Все пираты были свидетелями его слабости, его унижений, его болезни. В живых не должен остаться ни один. Это нарушило бы его план, созревший в Милетах: позорная сплетня о его поездке к Никомеду перестанет ползти и шипеть, если он даст всем другую новость.
Наконец очередь дошла до Пастуха. Тот не выл, не кричал, не проклинал, не заискивал. Просто смотрел тяжелым, потухшим взглядом, ожидая своей очереди. Несколько мгновений Цезарь думал о том, не помиловать ли этого человеа, ведь он – его спас. Но этот человек тоже видел его слабым и униженным.
Юлий колебался целое мгновение, и оно показалось ему вечностью. Милетцы переглядывались нетерпеливо.
– Я решил помиловать тебя, – сказал наконец киликийцу Цезарь. – Развяжите его.
Пастух опустился на землю, словно у него ослабели колени, закрыл лицо руками, и заплакал, и забормотал что-то на своем языке. Цезарь возвышался над ним и старался выглядеть соответственно моменту: стоял немного неестественно, выпятив грудь, положив ладонь на рукоять нового, подаренного губернатором гладиуса[58]. В мозгу пронеслось упоительное: Гай Юлий Цезарь принимает благодарность помилованного врага. Сцена, достойная Гомера! Отмщение пиратам не вызвало в нем столь же острого, сладостного чувства, а вот подаренная кому-то жизнь – тут он впервые понял – абсолютно равняет тебя с богами!
К сожалению, эта приятная сцена длилась совсем недолго.
Армянин резко поднял заросшее черной щетиной, залитое слезами лицо. Его голос был прерывист и хрипл:
– Я оплакиваю себя, римлянин! Ты ничего не понял…
И молниеносно, прежде чем кто-либо успел что-то понять, выхватил из своего киликийского сапога пастуший нож и вогнал лезвие себе в горло.
Цезарь больше не чувствовал себя сродни богам. Ему словно дали пощечину – хлесткую, унизительную. Плевать хотел этот варвар на его помилование! Да еще – при всех!
Труп Пастуха бросили на берегу, у самой кромки воды.
Милетские галеры быстро отошли от острова. Вслед им неслись вой и вопли умирающих, и дикие вскрики чаек, словно и они были распяты, и блеяние брошенных овец и коз. Прочь! Но Цезарь заставил себя стоять на корме и смотреть и слушать, пока проклятый остров с мачтами его проклятых кораблей не истаял вдали. Чтобы вот так же он истаял и в его памяти.
На обеде у губернатора в Милетах он единственный раз в своей жизни, незаметно для себя очень сильно напился. И, кажется, наговорил много лишнего. А впрочем, он не помнил.

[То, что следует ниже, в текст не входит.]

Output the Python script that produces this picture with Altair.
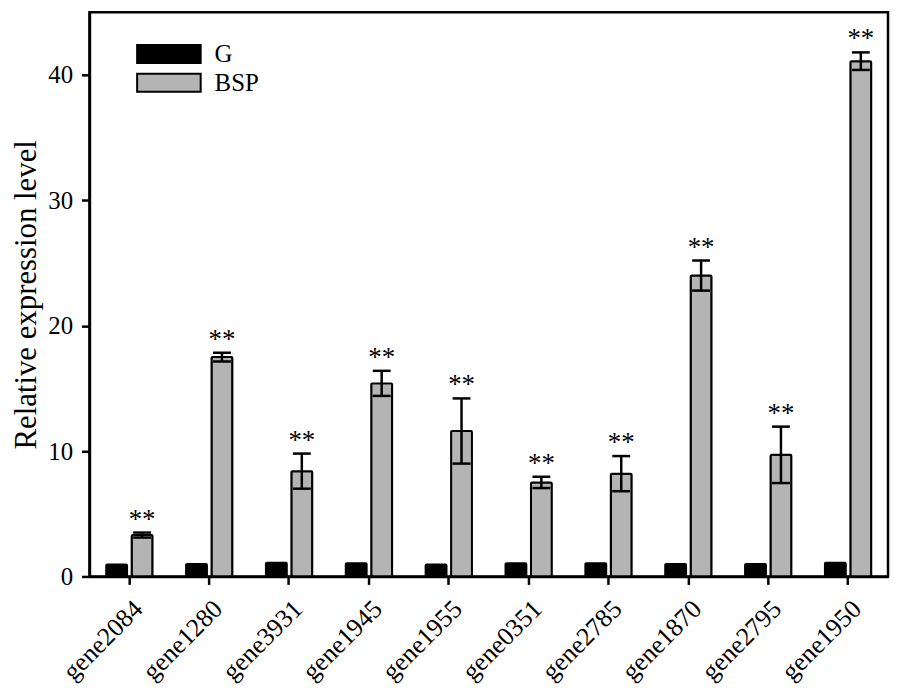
import altair as alt
import pandas as pd

genes = ["gene2084", "gene1280", "gene3931", "gene1945", "gene1955",
         "gene0351", "gene2785", "gene1870", "gene2795", "gene1950"]
groups = ["G", "BSP"]
g_mean = [0.95, 1.0, 1.1, 1.05, 0.95, 1.05, 1.05, 1.0, 1.0, 1.1]
bsp_mean = [3.3, 17.5, 8.4, 15.4, 11.6, 7.5, 8.2, 24.0, 9.7, 41.1]
bsp_err = [0.2, 0.35, 1.4, 1.0, 2.6, 0.45, 1.4, 1.2, 2.25, 0.7]
y_ticks = [0, 10, 20, 30, 40]

rows = []
for i, gname in enumerate(genes):
    rows.append({"gene": gname, "group": "G", "mean": g_mean[i], "err": 0.0})
    rows.append({"gene": gname, "group": "BSP", "mean": bsp_mean[i], "err": bsp_err[i]})
df = pd.DataFrame(rows)

SERIF = "Liberation Serif"
YT = "Relative expression level"

x_enc = alt.X("gene:N", sort=genes, title=None,
              scale=alt.Scale(paddingInner=0.42, paddingOuter=0.21),
              axis=alt.Axis(labelAngle=-45, labelPadding=11, labelFontSize=26))
xo_enc = alt.XOffset("group:N", sort=groups,
                     scale=alt.Scale(domain=groups, paddingInner=0.18, paddingOuter=0))
y_scale = alt.Scale(domain=[0, 45], nice=False, zero=True)

base = alt.Chart(df)

bars = base.mark_bar(stroke="black", strokeWidth=2, strokeJoin="round", cornerRadius=1).encode(
    x=x_enc, xOffset=xo_enc,
    y=alt.Y("mean:Q", scale=y_scale, title=YT,
            axis=alt.Axis(values=y_ticks, labelPadding=9, titlePadding=5)),
    color=alt.Color("group:N", sort=groups,
                    scale=alt.Scale(domain=groups, range=["#000000", "#b4b4b4"]),
                    legend=alt.Legend(title=None, orient="none", legendX=64, legendY=26,
                                      symbolType="M-2.133,-0.6H2.133V0.6H-2.133Z",
                                      symbolSize=900, symbolStrokeColor="black",
                                      symbolStrokeWidth=2, symbolOpacity=1,
                                      labelFont=SERIF, labelFontSize=25, labelColor="black",
                                      labelOffset=30, rowPadding=0, padding=0)),
)

errs = base.transform_filter("datum.group == 'BSP'").transform_calculate(
    lo="datum.mean - datum.err", hi="datum.mean + datum.err")

rule = errs.mark_rule(color="black", strokeWidth=2.5).encode(
    x=x_enc, xOffset=xo_enc,
    y=alt.Y("lo:Q", scale=y_scale, title=YT), y2="hi:Q")
cap_hi = errs.mark_tick(color="black", thickness=2.5, size=18, opacity=1).encode(
    x=x_enc, xOffset=xo_enc, y=alt.Y("hi:Q", scale=y_scale, title=YT))
cap_lo = errs.mark_tick(color="black", thickness=2.5, size=18, opacity=1).encode(
    x=x_enc, xOffset=xo_enc, y=alt.Y("lo:Q", scale=y_scale, title=YT))
stars = errs.mark_text(text="**", font=SERIF, fontSize=27, color="black",
                       baseline="middle", dy=-13).encode(
    x=x_enc, xOffset=xo_enc, y=alt.Y("hi:Q", scale=y_scale, title=YT))

chart = alt.layer(bars, rule, cap_hi, cap_lo, stars).properties(
    width=804, height=568,
    padding={"left": 3, "top": 2, "right": 2, "bottom": 0},
).configure_axis(
    labelFont=SERIF, titleFont=SERIF, labelFontSize=25, titleFontSize=31,
    labelColor="black", titleColor="black", titleFontWeight="normal",
    domainColor="black", tickColor="black", domainWidth=2.5, tickWidth=2.5,
    tickSize=8, grid=False,
).configure_view(stroke="black", strokeWidth=2.5)

chart.save("out.html", embed_options={"renderer": "svg", "actions": False})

Рабу Аристофану он дал свободу, но тот не пожелал оставлять своего господина, и вместе они добрались наконец до Родоса, где Цезарь на занятые в Милете под долговую расписку деньги осуществил свою давнюю мечту – совершенствоваться в ораторском искусстве у знаменитого Аполлония Мол о.
Цезарь позвал раба – заменить чадившие светильники. Тот бесшумно выполнял приказ, а он думал… За эти годы он завоевал огромную свирепую Галлию, в его войнах пали миллионы варваров и сограждан! Он, наверняка, избран, это боги дали ему в руки право распоряжаться сотнями тысяч судеб, это они возвысили его над смертными. Но Цезарь сам не понимал, почему он сейчас, в ночь мартовских ид, накануне решающего, назначенного им заседания Сената, которое определит все будущее Рима, вспоминает не о своих великолепных триумфах, а о том последнем тяжелом взгляде киликийца и вообще о проклятом острове. Где единственный раз в жизни он был рабом, но зато и впервые в жизни ненадолго ощутил себя богом: в руках его впервые оказалась власть – дать чьей-то жизни продолжиться или же прекратить ее.